Artistic director of the National Theatre Rufus Norris has crafted an analysis of the implications for all of us living in Brexit Britain, alongside Poet Laureate Carol Ann Duffy and some ‘ordinary voices’ collected from ten corners of our ever fractious ‘ United’ Kingdom. It is an ambitious task indeed, and not one which has been undertaken lightly.
A fantastic cast of seven- Seema Bowri; Cavan Clarke, Laura Elphinstone, Adam Ewan, Stewart McQuarrie and Christian Patterson, with a formidable Penny Layden front and centre as a battered Britannia, fuse Duffy’s proud yet undeterred poetry and weave one voice with many sentiments. Each represent a part of the UK, from different backgrounds.
Verbatim theatre is only as good as its voices, though, and despite a crisp, humorous dissection of the idiocy of political rhetoric (Layden’s Boris is a joy to behold- uncannily emulating his flapping, bizarre aphorisms about lobsters and saying ‘knickers’ to remainers) it sometimes falls a little flat. For every articulate disgruntled citizen,like the Edinburgh resident bemoaning the state-funded Fettes schoolchildren dominating prime positions in the workforce, there is a trite observation which adds little or nothing to the debates around multi-culturalism and the common market, and the usual Daily Mail anti-immigration drivel.

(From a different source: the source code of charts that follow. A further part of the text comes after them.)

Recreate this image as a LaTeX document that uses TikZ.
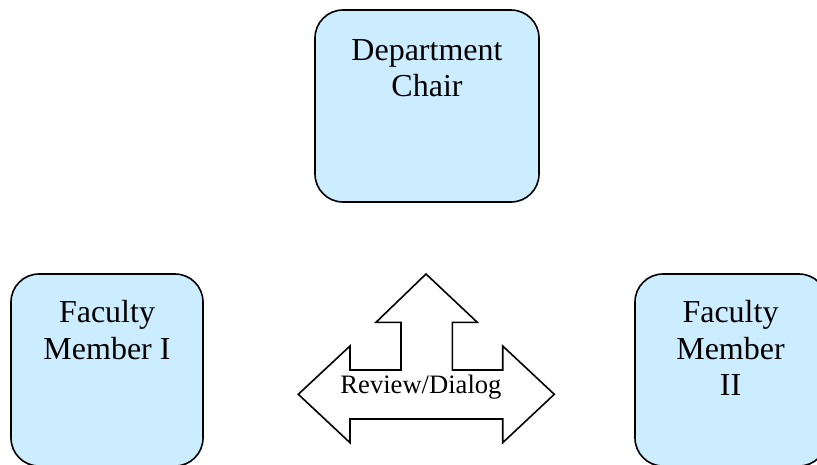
\documentclass[tikz,border=0pt]{standalone}
\usepackage{fontspec}
\setmainfont{Liberation Serif}
\definecolor{boxblue}{HTML}{CCECFF}
\tikzset{
  rbox/.style={draw=black, line width=1.6pt, fill=boxblue, rounded corners=28pt, inner sep=0pt},
  lbl/.style={inner sep=0pt, align=center, font=\fontsize{32}{36.5}\selectfont, anchor=north},
  arrowshape/.style={draw=black, line width=1.6pt, fill=white, line join=miter},
  arrowlbl/.style={inner sep=0pt, font=\fontsize{26.6}{30}\selectfont, anchor=base}
}
\begin{document}
\begin{tikzpicture}[x=1pt, y=-1pt]
\useasboundingbox (0,0) rectangle (817,464);
\clip (0,0) rectangle (817,464);
% boxes
\draw[rbox] (315,10) rectangle (539,202);
\coordinate (chairtop) at (427,39);
\node[lbl] (chair) at (chairtop) {Department\\Chair};
\draw[rbox] (11,274) rectangle (203,466);
\coordinate (f1top) at (107,300.5);
\node[lbl] (fac1) at (f1top) {Faculty\\Member I};
\draw[rbox] (635,274) rectangle (827,466);
\coordinate (f2top) at (730.5,300.5);
\node[lbl] (fac2) at (f2top) {Faculty\\Member\\II};
% three-way arrow
\draw[arrowshape] (426,274) -- (477.3,322.3) -- (452.3,322.3) -- (452.3,370)
  -- (502.7,370) -- (502.7,346) -- (554.3,394.3) -- (502.7,442.7) -- (502.7,419)
  -- (350,419) -- (350,442.7) -- (298.3,394.3) -- (350,346) -- (350,370)
  -- (401,370) -- (401,322.3) -- (376,322.3) -- cycle;
\coordinate (revbase) at (421,393);
\node[arrowlbl] (review) at (revbase) {Review/Dialog};
\end{tikzpicture}
\end{document}
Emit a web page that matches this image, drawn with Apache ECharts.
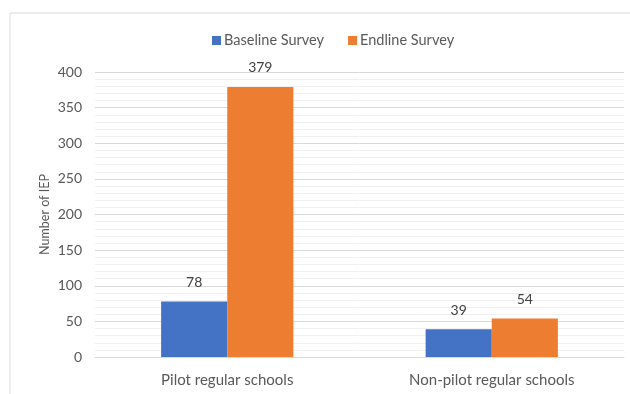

Worse still, stereotypes pervade across the production- the Welshman has a wonderful singing voice; the whisky-swilling Scot is easy to anger, the Geordie exists on a diet of chips. A dance-off undermines any serious points about the campaigners from either side and the climate of media-perpetuated fear. Meritocracy is only briefly explored, and the voices of remainers few and far-between.

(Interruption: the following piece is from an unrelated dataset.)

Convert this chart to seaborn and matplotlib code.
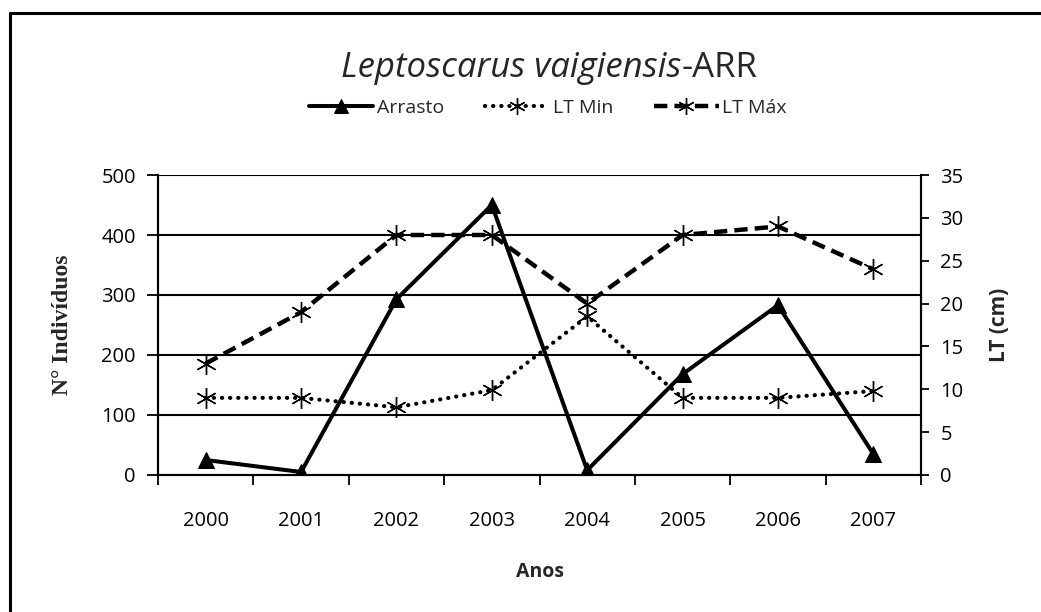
import numpy as np
import pandas as pd
import matplotlib
matplotlib.use("Agg")
import matplotlib.pyplot as plt
from matplotlib.lines import Line2D
import seaborn as sns

# values
anos    = ["2000", "2001", "2002", "2003", "2004", "2005", "2006", "2007"]
arrasto = [25, 5, 293, 450, 8, 168, 283, 35]
lt_min  = [9, 9, 7.9, 9.9, 18.5, 9, 9, 9.8]
lt_max  = [13, 19, 28, 28, 20, 28, 29, 24]

sns.set_theme(style="white")
plt.rcParams["font.family"] = ["Open Sans", "DejaVu Sans"]

df = pd.DataFrame({"Anos": anos, "Arrasto": arrasto, "LT Min": lt_min, "LT Max": lt_max})

W, H = 1041, 612
fig = plt.figure(figsize=(W / 100, H / 100), dpi=100)
fig.patch.set_facecolor("white")
ax = fig.add_axes([158 / W, 1 - 475 / H, (921 - 158) / W, 300 / H])
ax2 = ax.twinx()

star = (6, 2, 0)
sns.lineplot(data=df, x="Anos", y="Arrasto", ax=ax, color="black", linewidth=2.9,
             marker="^", markersize=12, markeredgecolor="black", sort=False,
             label="Arrasto", legend=False, zorder=5)
sns.lineplot(data=df, x="Anos", y="LT Min", ax=ax2, color="black", linewidth=3,
             linestyle=(0, (0.05, 1.9)), dash_capstyle="round", marker=star, markersize=15,
             markeredgewidth=1.0, markeredgecolor="black", sort=False,
             label="LT Min", legend=False)
sns.lineplot(data=df, x="Anos", y="LT Max", ax=ax2, color="black", linewidth=3.2,
             linestyle=(0, (3.0, 1.6)), marker=star, markersize=15,
             markeredgewidth=1.0, markeredgecolor="black", sort=False,
             label="LT Máx", legend=False)

ax.set_xlim(-0.5, 7.5)
ax.set_ylim(0, 500)
ax2.set_ylim(0, 35)
ax.set_yticks(np.arange(0, 501, 100))
ax2.set_yticks(np.arange(0, 36, 5))

# gridlines on the left axis
for v in np.arange(100, 501, 100):
    ax.axhline(v, color="black", linewidth=1.5, zorder=0)

# x ticks between categories, labels at the centres
ax.set_xticks(np.arange(-0.5, 8, 1))
ax.set_xticklabels([])
ax.set_xticks(np.arange(len(anos)), minor=True)
ax.set_xticklabels(anos, minor=True)
ax.tick_params(axis="x", which="major", direction="out", length=7, width=1.3, color="black", bottom=True)
ax.tick_params(axis="x", which="minor", length=0, pad=26, labelsize=14.5, labelcolor="black")
ax.tick_params(axis="y", direction="out", length=8, width=1.3, color="black", left=True,
               labelsize=14.5, labelcolor="black", pad=8)
ax2.tick_params(axis="y", direction="out", length=6, width=1.3, color="black", right=True,
                labelsize=14.5, labelcolor="black", pad=8)

for a in (ax, ax2):
    a.set_facecolor("none")
    a.spines["top"].set_visible(False)
    for s in ("left", "right", "bottom"):
        a.spines[s].set_color("black")
        a.spines[s].set_linewidth(1.5)

ax.set_xlabel("Anos", fontsize=14, fontweight="bold", labelpad=22)
ax.set_ylabel("N° Indivíduos", fontsize=17, fontweight="bold",
              family=["Liberation Serif", "DejaVu Serif"], labelpad=20)
ax2.set_ylabel("LT (cm)", fontsize=15, fontweight="bold", labelpad=18)

# title: italic species name followed by upright "-ARR", centred as one line
ty = 1 - 68 / H
t1 = fig.text(0, ty, "Leptoscarus vaigiensis", fontsize=25, style="italic", ha="left", va="center")
t2 = fig.text(0, ty, "-ARR", fontsize=25, ha="left", va="center")
r = fig.canvas.get_renderer()
w1 = t1.get_window_extent(r).width / W
w2 = t2.get_window_extent(r).width / W
x0 = 549 / W - (w1 + w2) / 2
t1.set_x(x0)
t2.set_x(x0 + w1)

h1, l1 = ax.get_legend_handles_labels()
h2, l2 = ax2.get_legend_handles_labels()
fig.legend(h1 + h2, l1 + l2, loc="center", bbox_to_anchor=(548 / W, 1 - 108 / H), ncol=3,
           frameon=False, fontsize=14, handlelength=3.3, columnspacing=2.1,
           handletextpad=0.2, markerscale=0.8)

# outer frame (left and top edges visible in the scan)
fig.add_artist(Line2D([10 / W, 10 / W], [0, 1 - 13 / H], transform=fig.transFigure,
                      color="black", linewidth=2.2))
fig.add_artist(Line2D([10 / W, 1], [1 - 13 / H, 1 - 13 / H], transform=fig.transFigure,
                      color="black", linewidth=2.2))

fig.savefig("out.png", dpi=100, facecolor="white")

The voices become an incoherent babble, more Mad Hatter’s Tea Party than debating chamber, and the effect is somewhat akin to watching endless You Tube videos of dissenting voices, or the scene in which Bowie’s Thomas Newton watches a bank of television sets at once in The Man Who Fell to Earth. So much sound, saying so little. ‘Empty vessels’, as the Bard had it.
Yet, it is hard to dislike. Older people who voted for Brexit did not necessarily do so through racist views, the piece suggests, but rather from a love of the familiar. The old ways of life are like a favourite food to the second world war generation- some simplicity has been lost, it seems, in our media-savvy times, where we are never far from the constant thrum of technology.
And if this can provoke debate for the younger generation- often dismissed as ‘snowflakes’ or ‘millenials’, with little to say, so much the better. Norris and Duffy’s production may be flawed, but at least it provides a platform for those who are still under- represented on the stage.’Plus ca change’, as our French cousins have it.